Set task: All the data should be repeated exactly. Any image in it is left out.

Provided material:
--- --- ---

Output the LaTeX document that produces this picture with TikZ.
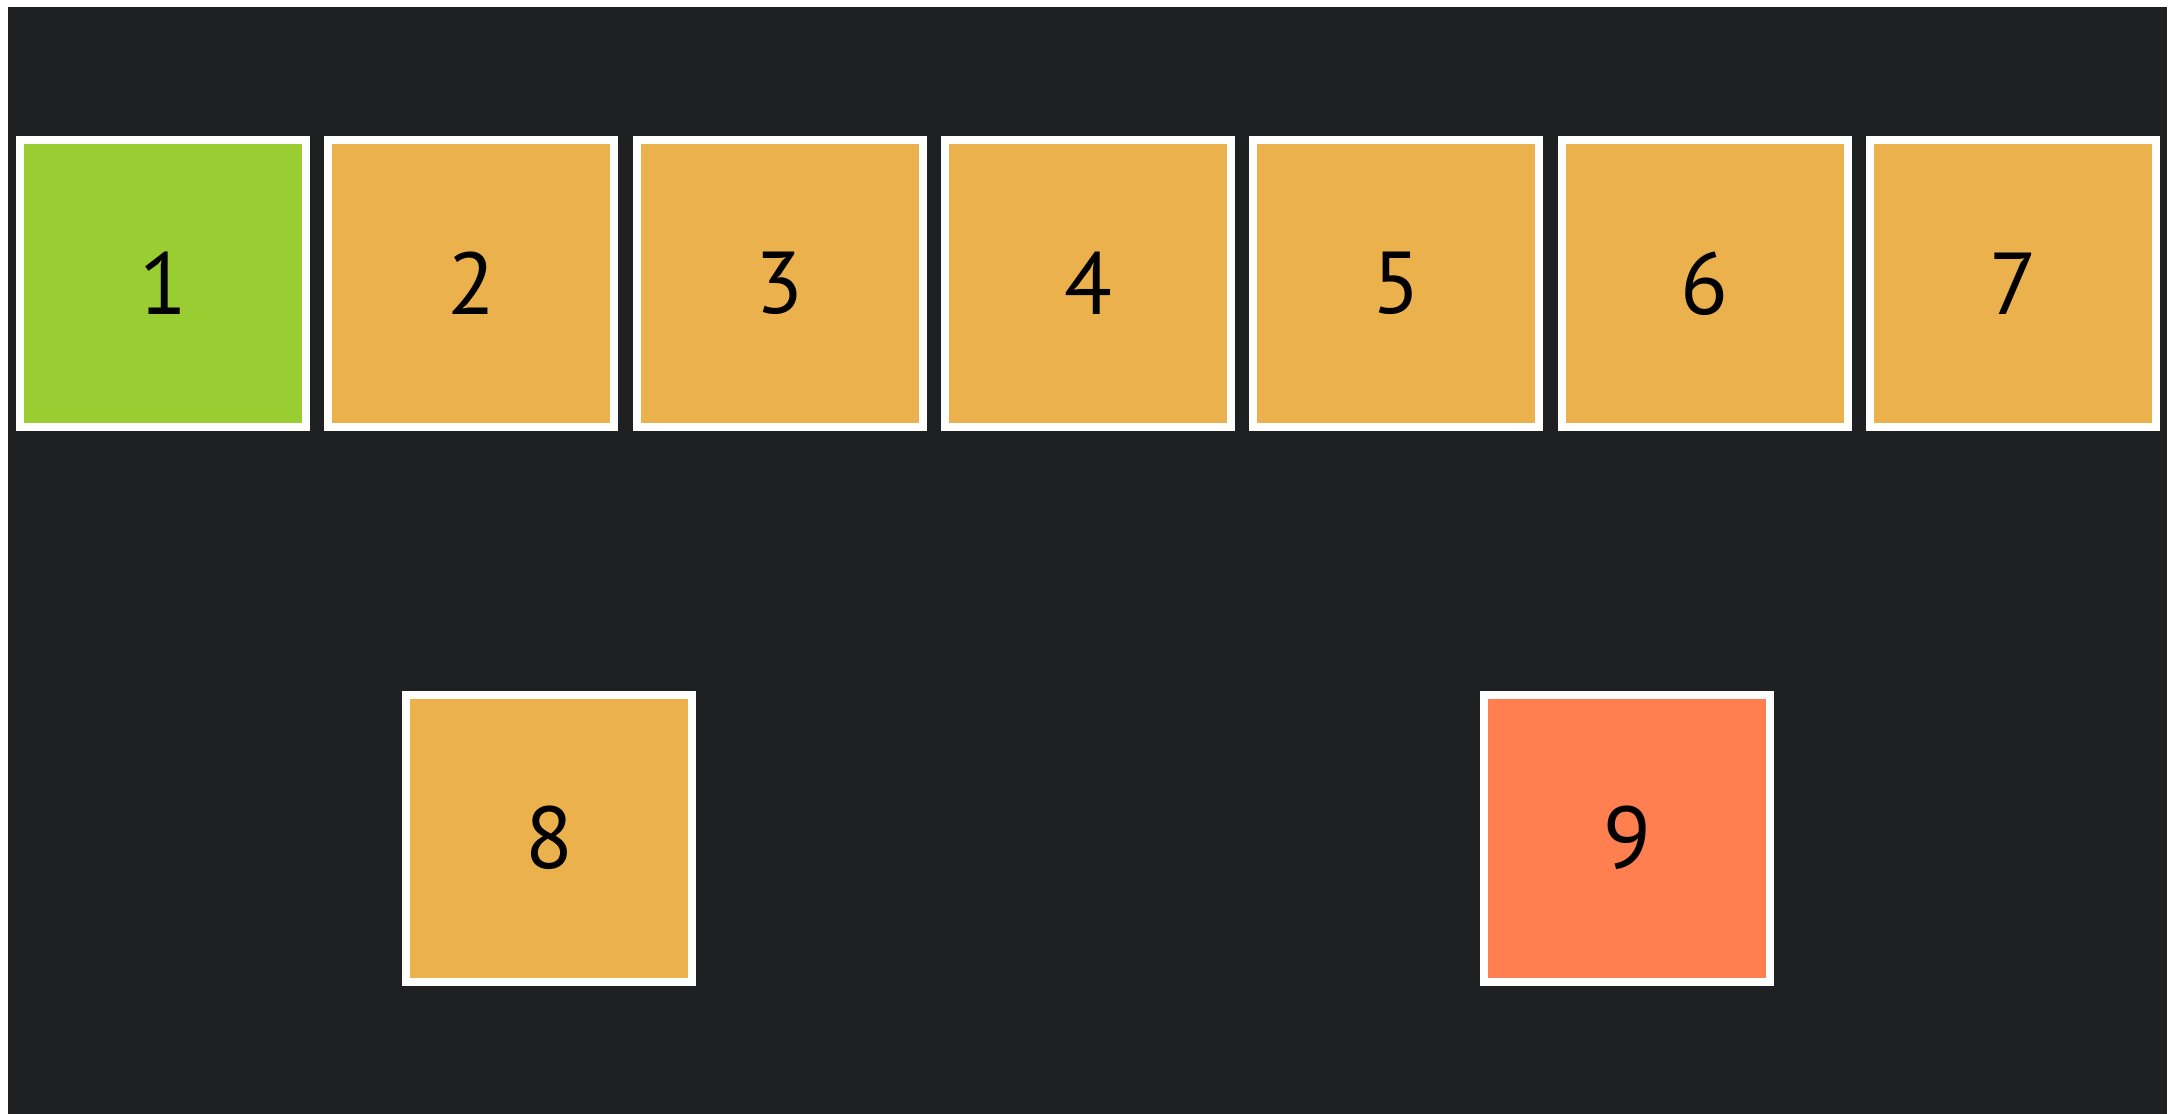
\documentclass[tikz,border=0pt]{standalone}
\usepackage{fontspec}
\setmainfont{PT Sans}
\definecolor{bgdark}{HTML}{1F2022}
\definecolor{boxgreen}{HTML}{9ACD32}
\definecolor{boxorange}{HTML}{EBB14C}
\definecolor{boxcoral}{HTML}{FF7F50}
\tikzset{
  cell/.style={draw=white, line width=0.08cm, minimum width=2.86cm, minimum height=2.87cm,
    inner sep=0pt, outer sep=0pt, text=black, font=\fontsize{25}{25}\selectfont},
  greencell/.style={cell, fill=boxgreen},
  orangecell/.style={cell, fill=boxorange},
  coralcell/.style={cell, fill=boxcoral}
}
\begin{document}
\begin{tikzpicture}
\useasboundingbox (0,0) rectangle (21.81,-11.13);
\fill[white] (0,0) rectangle (21.81,-11.13);
\fill[bgdark] (0.08,-0.07) rectangle (21.67,-11.3);
\node[greencell]  (n1) at (1.63,-2.835) {1};
\node[orangecell] (n2) at (4.713,-2.835) {2};
\node[orangecell] (n3) at (7.797,-2.835) {3};
\node[orangecell] (n4) at (10.88,-2.835) {4};
\node[orangecell] (n5) at (13.963,-2.835) {5};
\node[orangecell] (n6) at (17.047,-2.835) {6};
\node[orangecell] (n7) at (20.13,-2.835) {7};
\node[orangecell] (n8) at (5.49,-8.38) {8};
\node[coralcell]  (n9) at (16.27,-8.38) {9};
\end{tikzpicture}
\end{document}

--- --- ---

Task result:
Output the LaTeX document that produces this picture with TikZ.
\documentclass[tikz,border=0pt]{standalone}
\usepackage{fontspec}
\setmainfont{PT Sans}
\definecolor{bgdark}{HTML}{1F2022}
\definecolor{boxgreen}{HTML}{9ACD32}
\definecolor{boxorange}{HTML}{EBB14C}
\definecolor{boxcoral}{HTML}{FF7F50}
\tikzset{
  cell/.style={draw=white, line width=0.08cm, minimum width=2.86cm, minimum height=2.87cm,
    inner sep=0pt, outer sep=0pt, text=black, font=\fontsize{25}{25}\selectfont},
  greencell/.style={cell, fill=boxgreen},
  orangecell/.style={cell, fill=boxorange},
  coralcell/.style={cell, fill=boxcoral}
}
\begin{document}
\begin{tikzpicture}
\useasboundingbox (0,0) rectangle (21.81,-11.13);
\fill[white] (0,0) rectangle (21.81,-11.13);
\fill[bgdark] (0.08,-0.07) rectangle (21.67,-11.3);
\node[greencell]  (n1) at (1.63,-2.835) {1};
\node[orangecell] (n2) at (4.713,-2.835) {2};
\node[orangecell] (n3) at (7.797,-2.835) {3};
\node[orangecell] (n4) at (10.88,-2.835) {4};
\node[orangecell] (n5) at (13.963,-2.835) {5};
\node[orangecell] (n6) at (17.047,-2.835) {6};
\node[orangecell] (n7) at (20.13,-2.835) {7};
\node[orangecell] (n8) at (5.49,-8.38) {8};
\node[coralcell]  (n9) at (16.27,-8.38) {9};
\end{tikzpicture}
\end{document}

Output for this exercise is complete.